We are currently enjoying an unusual period of agreement among politicians regarding pensions, but, as another election looms, some worry the consensus could disappear.
Some of this is due to coalition government, but also the fact that some of its policies build on work done by the previous Labour government.
Although shadow pensions minister Gregg McClymont has criticised government plans to speed up rises to the state pension age and has called for tougher reform of the private sector, he has been broadly supportive of initiatives he can claim were Labour ideas all along, and set in motion by the previous government: auto-enrolment and state pension reform.
Will we see Labour become more radical as we approach the 2015 election? Indeed, will we see the Conservatives produce their own polices in opposition to incumbent pensions minister, and Lib Dem, Steve Webb?
Jargonfree Benefits chief executive and pensions expert Steve Bee says: ‘Auto-enrolment has cross-party support, put in place by [former prime minister Gordon] Brown’s Labour government, and ratified and implemented by the Conservatives and Liberal Democrats. I don’t see that changing. But constant change to pensions will not stop either.
‘Our current politicians, as good as they are, will not stop tinkering with the system. If you are putting money away for 50, 60 or 70 years, you want a good idea that the fundamentals of tax relief are not going to be here today and gone tomorrow.’
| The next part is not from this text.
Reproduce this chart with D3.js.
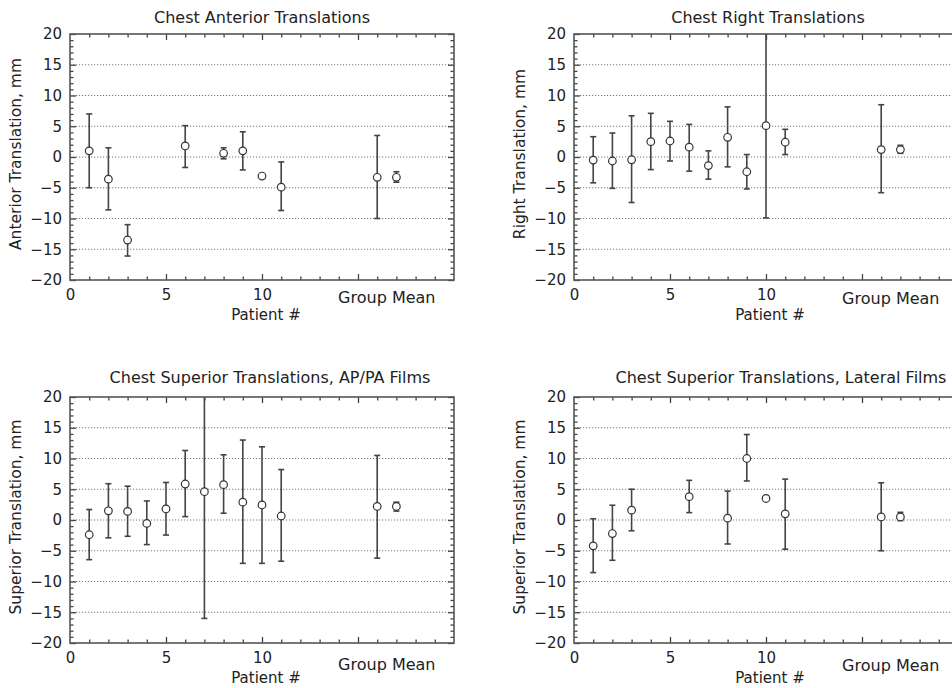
<!DOCTYPE html>
<html>
<head>
<meta charset="utf-8">
<script src="https://cdn.jsdelivr.net/npm/d3@7"></script>
<style>
  body { margin: 0; background: #fff; }
  svg { display: block; font-family: "DejaVu Sans", sans-serif; }
  .grid line { stroke: #777; stroke-dasharray: 1.2,1.8; stroke-width: 1; }
  .ticks path { display: none; }
  .ticks line { stroke: #444; stroke-width: 1.3; }
  .labels path, .labels line { display: none; }
  .labels text { font-size: 15px; fill: #222; font-family: "DejaVu Sans", sans-serif; }
</style>
</head>
<body>
<svg width="952" height="688"></svg>
<script>
// patient positions on the x axis, the two group-mean markers sit at 16 and 17
const xPos = [1, 2, 3, 4, 5, 6, 7, 8, 9, 10, 11, 16, 17];
const yTicks = [-20, -15, -10, -5, 0, 5, 10, 15, 20];
const xTickLabels = [0, 5, 10];

// Chest Anterior
const anteriorMean = [1.0, -3.6, -13.5, null, null, 1.8, null, 0.6, 1.0, -3.1, -4.9, -3.3, -3.3];
const anteriorLow  = [-5.0, -8.6, -16.1, null, null, -1.7, null, -0.3, -2.1, null, -8.7, -10.0, -4.1];
const anteriorHigh = [7.0, 1.5, -11.0, null, null, 5.1, null, 1.5, 4.1, null, -0.8, 3.5, -2.4];

// Chest Right
const rightMean = [-0.5, -0.65, -0.45, 2.5, 2.6, 1.6, -1.4, 3.2, -2.4, 5.1, 2.4, 1.2, 1.2];
const rightLow  = [-4.2, -5.1, -7.4, -2.05, -0.65, -2.3, -3.6, -1.6, -5.2, -9.9, 0.4, -5.8, 0.6];
const rightHigh = [3.3, 3.9, 6.7, 7.1, 5.8, 5.3, 1.0, 8.15, 0.4, 20.1, 4.5, 8.5, 1.9];

// Chest Superior, AP/PA films
const supApMean = [-2.4, 1.5, 1.4, -0.55, 1.8, 5.85, 4.6, 5.75, 2.9, 2.45, 0.65, 2.2, 2.2];
const supApLow  = [-6.45, -2.9, -2.65, -4.0, -2.45, 0.55, -16.0, 1.1, -7.05, -7.05, -6.7, -6.2, 1.45];
const supApHigh = [1.7, 5.9, 5.5, 3.1, 6.1, 11.3, 25.2, 10.6, 13.0, 11.9, 8.2, 10.5, 2.9];

// Chest Superior, lateral films
const supLatMean = [-4.2, -2.2, 1.6, null, null, 3.8, null, 0.3, 10.0, 3.5, 1.0, 0.5, 0.5];
const supLatLow  = [-8.55, -6.55, -1.75, null, null, 1.2, null, -3.9, 6.35, null, -4.75, -5.0, -0.1];
const supLatHigh = [0.2, 2.4, 5.0, null, null, 6.45, null, 4.7, 13.9, null, 6.65, 6.05, 1.25];

const panels = [
  { id: 'a', left: 70, top: 34, title: 'Chest Anterior Translations', ylabel: 'Anterior Translation, mm',
    mean: anteriorMean, low: anteriorLow, high: anteriorHigh, titleDy: -11, titleDx: 0, gmDy: 3 },
  { id: 'b', left: 574, top: 34, title: 'Chest Right Translations', ylabel: 'Right Translation, mm',
    mean: rightMean, low: rightLow, high: rightHigh, titleDy: -11, titleDx: 2, gmDy: 4 },
  { id: 'c', left: 70, top: 397, title: 'Chest Superior Translations, AP/PA Films', ylabel: 'Superior Translation, mm',
    mean: supApMean, low: supApLow, high: supApHigh, titleDy: -14, titleDx: 8, gmDy: 7 },
  { id: 'd', left: 574, top: 397, title: 'Chest Superior Translations, Lateral Films', ylabel: 'Superior Translation, mm',
    mean: supLatMean, low: supLatLow, high: supLatHigh, titleDy: -14, titleDx: 15, gmDy: 8 }
];

const width = 384, height = 246;
const svg = d3.select('svg');

const x = d3.scaleLinear().domain([0, 20]).range([0, width]);
const y = d3.scaleLinear().domain([-20, 20]).range([height, 0]);

const minorY = d3.range(-20, 21, 1).filter(v => v % 5 !== 0);
const minorX = d3.range(0, 21, 1).filter(v => v % 5 !== 0);
const majorX = [5, 10, 15];

panels.forEach(function (p) {
  const g = svg.append('g').attr('transform', 'translate(' + p.left + ',' + p.top + ')');

  g.append('clipPath').attr('id', 'clip-' + p.id)
    .append('rect').attr('width', width).attr('height', height);

  // dotted grid
  g.append('g').attr('class', 'grid')
    .selectAll('line')
    .data(yTicks.filter(v => v > -20 && v < 20))
    .enter().append('line')
    .attr('x1', 0).attr('x2', width)
    .attr('y1', d => y(d)).attr('y2', d => y(d));

  // inward ticks on all four sides
  function ticks(axis, tr) {
    g.append('g').attr('class', 'ticks').attr('transform', tr).call(axis);
  }
  ticks(d3.axisRight(y).tickValues(yTicks).tickSize(6).tickFormat(''), 'translate(0,0)');
  ticks(d3.axisRight(y).tickValues(minorY).tickSize(3.5).tickFormat(''), 'translate(0,0)');
  ticks(d3.axisLeft(y).tickValues(yTicks).tickSize(6).tickFormat(''), 'translate(' + width + ',0)');
  ticks(d3.axisLeft(y).tickValues(minorY).tickSize(3.5).tickFormat(''), 'translate(' + width + ',0)');
  ticks(d3.axisBottom(x).tickValues(majorX).tickSize(6).tickFormat(''), 'translate(0,0)');
  ticks(d3.axisBottom(x).tickValues(minorX).tickSize(3.5).tickFormat(''), 'translate(0,0)');
  ticks(d3.axisTop(x).tickValues(majorX).tickSize(6).tickFormat(''), 'translate(0,' + height + ')');
  ticks(d3.axisTop(x).tickValues(minorX).tickSize(3.5).tickFormat(''), 'translate(0,' + height + ')');

  // tick labels
  g.append('g').attr('class', 'labels')
    .call(d3.axisLeft(y).tickValues(yTicks).tickSize(0).tickPadding(8));
  g.append('g').attr('class', 'labels').attr('transform', 'translate(0,' + height + ')')
    .call(d3.axisBottom(x).tickValues(xTickLabels).tickSize(0).tickPadding(9));

  g.append('text')
    .attr('x', x(16.5)).attr('y', height + 20 + p.gmDy)
    .attr('text-anchor', 'middle').attr('font-size', 16).attr('fill', '#222')
    .text('Group Mean');

  g.append('text')
    .attr('x', width / 2 + 4).attr('y', height + 40)
    .attr('text-anchor', 'middle').attr('font-size', 15).attr('fill', '#222')
    .text('Patient #');

  g.append('text')
    .attr('transform', 'translate(-49,' + (height / 2 - 3) + ') rotate(-90)')
    .attr('text-anchor', 'middle').attr('font-size', 15.5).attr('fill', '#222')
    .text(p.ylabel);

  g.append('text')
    .attr('x', width / 2 + p.titleDx).attr('y', p.titleDy)
    .attr('text-anchor', 'middle').attr('font-size', 16).attr('fill', '#222')
    .text(p.title);

  // error bars and markers
  const rows = xPos.map((v, i) => ({ x: v, m: p.mean[i], lo: p.low[i], hi: p.high[i] }))
    .filter(d => d.m !== null);

  const marks = g.append('g').attr('clip-path', 'url(#clip-' + p.id + ')');
  const bars = rows.filter(d => d.lo !== null);

  marks.selectAll('.bar').data(bars).enter().append('line')
    .attr('x1', d => x(d.x)).attr('x2', d => x(d.x))
    .attr('y1', d => y(d.lo)).attr('y2', d => y(d.hi))
    .attr('stroke', '#444').attr('stroke-width', 1.6);

  ['lo', 'hi'].forEach(function (k) {
    marks.selectAll('.cap-' + k).data(bars).enter().append('line')
      .attr('x1', d => x(d.x) - 3).attr('x2', d => x(d.x) + 3)
      .attr('y1', d => y(d[k])).attr('y2', d => y(d[k]))
      .attr('stroke', '#444').attr('stroke-width', 1.6);
  });

  marks.selectAll('circle').data(rows).enter().append('circle')
    .attr('cx', d => x(d.x)).attr('cy', d => y(d.m)).attr('r', 3.8)
    .attr('fill', '#fff').attr('stroke', '#333').attr('stroke-width', 1.2);

  // frame
  g.append('rect').attr('width', width).attr('height', height)
    .attr('fill', 'none').attr('stroke', '#555').attr('stroke-width', 1.6);
});
</script>
</body>
</html>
Independent pensions commission
Change is the one consistent feature of pensions policy. Since 2010 there has been a great deal of reform. If the three main parties begin once more battling each other over pensions, the rate and direction of change could become much more damaging.
Before the last election in 2010 there were calls for pensions policy to be devolved from politics, on the basis that people’s willingness to save is always undermined by changes to the savings system.
Such a commission could set its own policy direction, while still being accountable to policymakers, in a similar way to handing over the setting of interest rates to the Bank of England in 1997.